▸ **What the task asks**: Exactly the lines between the line containing "Emit a web page" and the line containing "const pp06SysHi = [0.00199, 3.1e-4, 1.12e-4, 2.13e-5];", together with those two lines, are to be output.

▸ **Provided records**:
■ ■ ■ ■ ■ ■ ■

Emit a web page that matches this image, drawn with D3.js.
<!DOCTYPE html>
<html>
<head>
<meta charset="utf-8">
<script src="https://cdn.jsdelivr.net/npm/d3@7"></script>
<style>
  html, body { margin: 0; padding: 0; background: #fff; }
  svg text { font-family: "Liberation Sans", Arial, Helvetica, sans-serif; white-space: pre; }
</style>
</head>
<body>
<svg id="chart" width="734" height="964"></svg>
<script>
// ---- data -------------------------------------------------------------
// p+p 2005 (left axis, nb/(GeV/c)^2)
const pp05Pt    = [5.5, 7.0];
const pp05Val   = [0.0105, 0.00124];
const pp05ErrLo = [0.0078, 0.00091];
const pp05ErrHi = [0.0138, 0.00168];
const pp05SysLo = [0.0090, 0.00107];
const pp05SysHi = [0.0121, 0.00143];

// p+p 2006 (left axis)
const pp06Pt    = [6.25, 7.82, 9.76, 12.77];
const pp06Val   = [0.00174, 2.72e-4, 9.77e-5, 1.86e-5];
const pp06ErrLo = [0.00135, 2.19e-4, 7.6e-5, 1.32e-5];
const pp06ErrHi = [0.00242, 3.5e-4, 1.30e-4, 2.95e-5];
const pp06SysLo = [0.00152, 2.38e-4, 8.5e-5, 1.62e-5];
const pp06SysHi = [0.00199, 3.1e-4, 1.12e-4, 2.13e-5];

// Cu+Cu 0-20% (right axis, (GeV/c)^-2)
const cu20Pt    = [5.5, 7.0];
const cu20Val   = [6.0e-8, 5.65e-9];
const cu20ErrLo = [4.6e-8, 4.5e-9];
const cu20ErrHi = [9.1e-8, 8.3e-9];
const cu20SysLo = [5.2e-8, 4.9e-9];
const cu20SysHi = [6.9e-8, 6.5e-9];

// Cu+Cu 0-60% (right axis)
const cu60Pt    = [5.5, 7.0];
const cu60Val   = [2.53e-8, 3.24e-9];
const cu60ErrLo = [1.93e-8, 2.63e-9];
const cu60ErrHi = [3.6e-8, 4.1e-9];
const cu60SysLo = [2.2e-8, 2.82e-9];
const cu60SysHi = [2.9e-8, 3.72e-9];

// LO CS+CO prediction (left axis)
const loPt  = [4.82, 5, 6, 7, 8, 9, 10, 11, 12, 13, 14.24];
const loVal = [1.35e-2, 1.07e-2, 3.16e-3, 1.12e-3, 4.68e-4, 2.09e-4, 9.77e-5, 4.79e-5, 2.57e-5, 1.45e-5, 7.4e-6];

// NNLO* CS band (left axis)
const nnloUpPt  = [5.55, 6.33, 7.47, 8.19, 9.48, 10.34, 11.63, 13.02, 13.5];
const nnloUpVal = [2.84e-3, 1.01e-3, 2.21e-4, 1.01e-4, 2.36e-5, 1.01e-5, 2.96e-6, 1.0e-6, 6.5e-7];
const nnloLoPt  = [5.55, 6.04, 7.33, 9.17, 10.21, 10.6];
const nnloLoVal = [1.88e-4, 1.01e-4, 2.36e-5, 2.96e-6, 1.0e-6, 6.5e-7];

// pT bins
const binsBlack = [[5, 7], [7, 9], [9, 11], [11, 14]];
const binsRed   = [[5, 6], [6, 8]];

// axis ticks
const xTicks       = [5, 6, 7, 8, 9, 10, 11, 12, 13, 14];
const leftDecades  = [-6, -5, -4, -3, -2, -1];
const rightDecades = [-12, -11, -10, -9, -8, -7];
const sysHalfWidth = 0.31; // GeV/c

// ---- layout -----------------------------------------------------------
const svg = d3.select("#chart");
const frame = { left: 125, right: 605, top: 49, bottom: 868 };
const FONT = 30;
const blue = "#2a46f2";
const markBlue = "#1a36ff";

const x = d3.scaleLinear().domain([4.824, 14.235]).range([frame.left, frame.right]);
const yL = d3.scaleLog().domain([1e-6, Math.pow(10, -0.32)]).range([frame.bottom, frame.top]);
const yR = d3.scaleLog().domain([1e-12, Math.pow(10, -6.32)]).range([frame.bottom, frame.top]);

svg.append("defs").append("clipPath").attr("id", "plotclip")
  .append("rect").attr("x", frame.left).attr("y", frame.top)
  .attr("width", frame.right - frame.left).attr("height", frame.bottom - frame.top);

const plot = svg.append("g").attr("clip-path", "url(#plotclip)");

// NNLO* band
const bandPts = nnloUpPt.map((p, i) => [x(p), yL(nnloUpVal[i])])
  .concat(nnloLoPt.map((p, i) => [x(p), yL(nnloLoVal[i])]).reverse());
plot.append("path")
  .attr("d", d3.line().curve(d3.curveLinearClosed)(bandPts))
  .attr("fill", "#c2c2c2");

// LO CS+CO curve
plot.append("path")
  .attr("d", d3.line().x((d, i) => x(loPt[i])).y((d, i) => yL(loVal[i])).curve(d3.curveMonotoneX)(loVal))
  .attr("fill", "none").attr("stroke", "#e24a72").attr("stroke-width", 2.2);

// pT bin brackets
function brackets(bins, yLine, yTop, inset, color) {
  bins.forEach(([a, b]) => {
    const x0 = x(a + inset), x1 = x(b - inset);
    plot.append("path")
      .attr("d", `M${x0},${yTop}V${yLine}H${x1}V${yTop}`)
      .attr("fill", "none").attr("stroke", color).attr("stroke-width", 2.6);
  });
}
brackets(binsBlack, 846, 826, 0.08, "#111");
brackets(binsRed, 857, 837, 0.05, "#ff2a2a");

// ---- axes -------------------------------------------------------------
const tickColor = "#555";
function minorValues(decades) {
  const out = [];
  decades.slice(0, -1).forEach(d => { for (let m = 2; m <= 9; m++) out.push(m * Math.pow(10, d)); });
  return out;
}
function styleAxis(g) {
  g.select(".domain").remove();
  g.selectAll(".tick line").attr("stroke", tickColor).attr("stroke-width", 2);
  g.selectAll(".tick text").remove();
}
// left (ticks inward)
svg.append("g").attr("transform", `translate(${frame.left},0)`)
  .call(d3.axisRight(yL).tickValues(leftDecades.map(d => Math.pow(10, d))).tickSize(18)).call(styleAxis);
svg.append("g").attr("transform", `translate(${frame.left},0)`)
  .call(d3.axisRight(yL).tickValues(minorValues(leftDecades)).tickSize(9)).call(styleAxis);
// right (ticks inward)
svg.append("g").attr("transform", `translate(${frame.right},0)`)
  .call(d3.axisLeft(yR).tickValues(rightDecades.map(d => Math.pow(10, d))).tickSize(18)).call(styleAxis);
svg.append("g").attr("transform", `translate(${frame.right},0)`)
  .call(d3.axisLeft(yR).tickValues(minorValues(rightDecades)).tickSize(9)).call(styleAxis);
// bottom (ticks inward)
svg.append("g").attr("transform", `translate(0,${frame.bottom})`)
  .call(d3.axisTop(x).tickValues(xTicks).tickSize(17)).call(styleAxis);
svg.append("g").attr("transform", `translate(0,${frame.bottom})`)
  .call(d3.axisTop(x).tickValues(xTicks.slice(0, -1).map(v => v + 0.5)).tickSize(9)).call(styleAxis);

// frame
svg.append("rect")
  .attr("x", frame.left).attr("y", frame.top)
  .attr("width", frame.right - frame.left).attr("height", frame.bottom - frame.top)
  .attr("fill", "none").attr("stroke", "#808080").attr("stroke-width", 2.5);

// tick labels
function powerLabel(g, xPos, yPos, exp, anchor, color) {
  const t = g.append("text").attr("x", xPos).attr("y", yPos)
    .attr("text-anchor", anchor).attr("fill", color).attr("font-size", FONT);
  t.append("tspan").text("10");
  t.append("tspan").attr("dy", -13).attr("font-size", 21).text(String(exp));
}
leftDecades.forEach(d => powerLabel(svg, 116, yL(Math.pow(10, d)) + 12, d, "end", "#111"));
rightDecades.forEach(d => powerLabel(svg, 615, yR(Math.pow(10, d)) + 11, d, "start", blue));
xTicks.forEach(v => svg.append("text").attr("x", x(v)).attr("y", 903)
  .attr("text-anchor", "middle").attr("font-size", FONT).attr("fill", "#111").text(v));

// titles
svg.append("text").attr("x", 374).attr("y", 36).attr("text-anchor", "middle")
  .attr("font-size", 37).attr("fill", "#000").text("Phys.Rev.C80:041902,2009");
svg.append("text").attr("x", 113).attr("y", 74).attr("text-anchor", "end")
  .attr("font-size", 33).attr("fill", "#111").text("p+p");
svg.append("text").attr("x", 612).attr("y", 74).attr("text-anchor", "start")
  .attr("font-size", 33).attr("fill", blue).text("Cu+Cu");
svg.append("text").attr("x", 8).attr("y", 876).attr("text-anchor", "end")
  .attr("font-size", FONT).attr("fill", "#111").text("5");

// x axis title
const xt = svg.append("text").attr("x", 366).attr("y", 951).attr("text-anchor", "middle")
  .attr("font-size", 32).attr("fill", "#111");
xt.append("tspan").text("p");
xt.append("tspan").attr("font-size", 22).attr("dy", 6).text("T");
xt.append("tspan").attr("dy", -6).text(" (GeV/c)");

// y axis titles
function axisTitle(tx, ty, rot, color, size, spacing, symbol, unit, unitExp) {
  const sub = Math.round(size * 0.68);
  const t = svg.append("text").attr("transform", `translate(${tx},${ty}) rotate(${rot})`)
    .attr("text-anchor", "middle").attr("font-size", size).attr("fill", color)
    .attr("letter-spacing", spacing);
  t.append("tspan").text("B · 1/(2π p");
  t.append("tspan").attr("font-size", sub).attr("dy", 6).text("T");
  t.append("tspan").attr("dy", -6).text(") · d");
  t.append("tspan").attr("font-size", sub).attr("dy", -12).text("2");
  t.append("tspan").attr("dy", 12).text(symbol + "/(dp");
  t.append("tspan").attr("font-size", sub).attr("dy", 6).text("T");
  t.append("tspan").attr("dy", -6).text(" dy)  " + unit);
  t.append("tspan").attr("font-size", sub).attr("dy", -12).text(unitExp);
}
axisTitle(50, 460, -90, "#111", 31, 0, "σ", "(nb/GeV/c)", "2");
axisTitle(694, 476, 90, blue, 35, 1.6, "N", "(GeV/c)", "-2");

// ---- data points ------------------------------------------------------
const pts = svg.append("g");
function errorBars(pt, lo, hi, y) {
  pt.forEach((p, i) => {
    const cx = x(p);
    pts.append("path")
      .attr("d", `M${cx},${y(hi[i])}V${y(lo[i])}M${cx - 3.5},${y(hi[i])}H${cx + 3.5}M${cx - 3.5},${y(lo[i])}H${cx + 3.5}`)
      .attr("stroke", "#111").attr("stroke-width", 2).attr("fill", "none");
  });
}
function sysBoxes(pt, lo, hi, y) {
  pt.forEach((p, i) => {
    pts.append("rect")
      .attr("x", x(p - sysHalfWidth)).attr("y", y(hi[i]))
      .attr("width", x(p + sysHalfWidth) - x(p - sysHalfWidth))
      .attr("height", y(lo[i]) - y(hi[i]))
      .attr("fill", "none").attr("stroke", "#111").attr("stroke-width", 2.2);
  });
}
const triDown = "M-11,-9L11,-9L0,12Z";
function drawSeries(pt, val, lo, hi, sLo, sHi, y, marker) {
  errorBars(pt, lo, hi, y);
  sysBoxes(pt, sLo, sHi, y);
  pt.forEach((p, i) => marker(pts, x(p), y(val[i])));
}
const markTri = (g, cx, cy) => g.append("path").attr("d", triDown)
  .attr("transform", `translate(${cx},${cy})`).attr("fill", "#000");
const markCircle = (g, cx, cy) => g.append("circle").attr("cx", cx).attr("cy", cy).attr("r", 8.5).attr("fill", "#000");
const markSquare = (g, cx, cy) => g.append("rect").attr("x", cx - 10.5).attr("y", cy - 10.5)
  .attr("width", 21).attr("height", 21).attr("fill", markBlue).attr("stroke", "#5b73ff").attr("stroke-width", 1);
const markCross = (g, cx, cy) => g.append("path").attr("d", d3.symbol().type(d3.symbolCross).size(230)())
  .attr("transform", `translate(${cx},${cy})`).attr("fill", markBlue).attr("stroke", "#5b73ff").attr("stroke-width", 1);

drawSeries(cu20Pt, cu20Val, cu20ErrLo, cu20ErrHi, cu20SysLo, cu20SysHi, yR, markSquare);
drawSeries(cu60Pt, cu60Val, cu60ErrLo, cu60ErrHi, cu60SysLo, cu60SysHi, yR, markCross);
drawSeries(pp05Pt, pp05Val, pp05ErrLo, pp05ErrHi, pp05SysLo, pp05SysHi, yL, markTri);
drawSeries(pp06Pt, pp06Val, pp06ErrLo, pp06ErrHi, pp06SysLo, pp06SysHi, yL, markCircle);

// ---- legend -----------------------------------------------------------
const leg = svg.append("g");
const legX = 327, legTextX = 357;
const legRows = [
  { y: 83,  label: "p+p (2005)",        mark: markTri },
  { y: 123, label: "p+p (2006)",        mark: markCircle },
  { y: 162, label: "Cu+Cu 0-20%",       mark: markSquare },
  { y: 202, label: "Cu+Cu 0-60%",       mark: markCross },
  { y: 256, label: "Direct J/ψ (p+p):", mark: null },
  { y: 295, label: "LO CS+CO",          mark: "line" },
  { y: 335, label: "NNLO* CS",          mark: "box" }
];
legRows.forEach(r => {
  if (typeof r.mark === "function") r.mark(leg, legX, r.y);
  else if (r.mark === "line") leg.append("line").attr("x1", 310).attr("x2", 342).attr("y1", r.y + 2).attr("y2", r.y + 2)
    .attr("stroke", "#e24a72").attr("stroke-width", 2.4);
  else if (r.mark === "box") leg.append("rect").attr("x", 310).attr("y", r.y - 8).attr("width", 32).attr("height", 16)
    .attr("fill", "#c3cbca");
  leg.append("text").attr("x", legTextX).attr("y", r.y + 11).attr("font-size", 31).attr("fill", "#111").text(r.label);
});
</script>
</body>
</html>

■ ■ ■ ■ ■ ■ ■

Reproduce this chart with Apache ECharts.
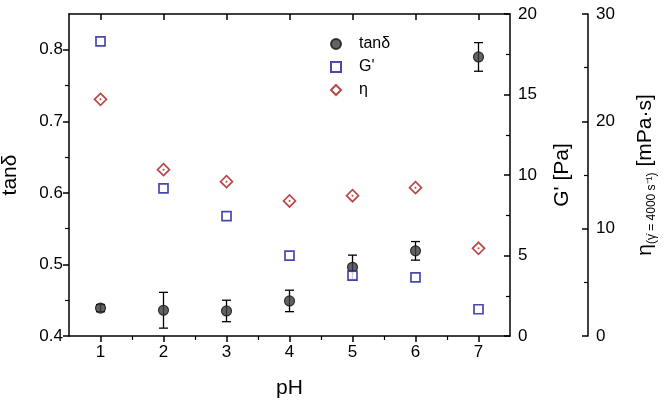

■ ■ ■ ■ ■ ■ ■

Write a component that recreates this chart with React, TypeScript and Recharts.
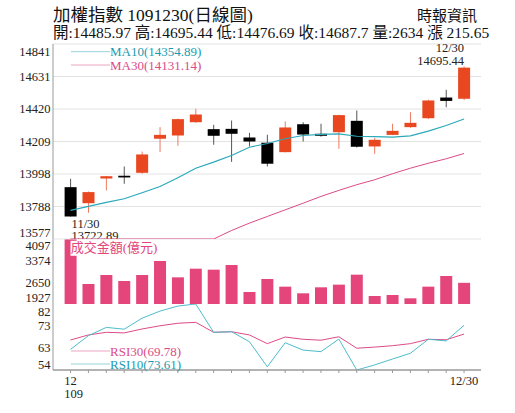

■ ■ ■ ■ ■ ■ ■

▸ **Exercise solution**:
Emit a web page that matches this image, drawn with D3.js.
<!DOCTYPE html>
<html>
<head>
<meta charset="utf-8">
<script src="https://cdn.jsdelivr.net/npm/d3@7"></script>
<style>
  html, body { margin: 0; padding: 0; background: #fff; }
  svg text { font-family: "Liberation Sans", Arial, Helvetica, sans-serif; white-space: pre; }
</style>
</head>
<body>
<svg id="chart" width="734" height="964"></svg>
<script>
// ---- data -------------------------------------------------------------
// p+p 2005 (left axis, nb/(GeV/c)^2)
const pp05Pt    = [5.5, 7.0];
const pp05Val   = [0.0105, 0.00124];
const pp05ErrLo = [0.0078, 0.00091];
const pp05ErrHi = [0.0138, 0.00168];
const pp05SysLo = [0.0090, 0.00107];
const pp05SysHi = [0.0121, 0.00143];

// p+p 2006 (left axis)
const pp06Pt    = [6.25, 7.82, 9.76, 12.77];
const pp06Val   = [0.00174, 2.72e-4, 9.77e-5, 1.86e-5];
const pp06ErrLo = [0.00135, 2.19e-4, 7.6e-5, 1.32e-5];
const pp06ErrHi = [0.00242, 3.5e-4, 1.30e-4, 2.95e-5];
const pp06SysLo = [0.00152, 2.38e-4, 8.5e-5, 1.62e-5];
const pp06SysHi = [0.00199, 3.1e-4, 1.12e-4, 2.13e-5];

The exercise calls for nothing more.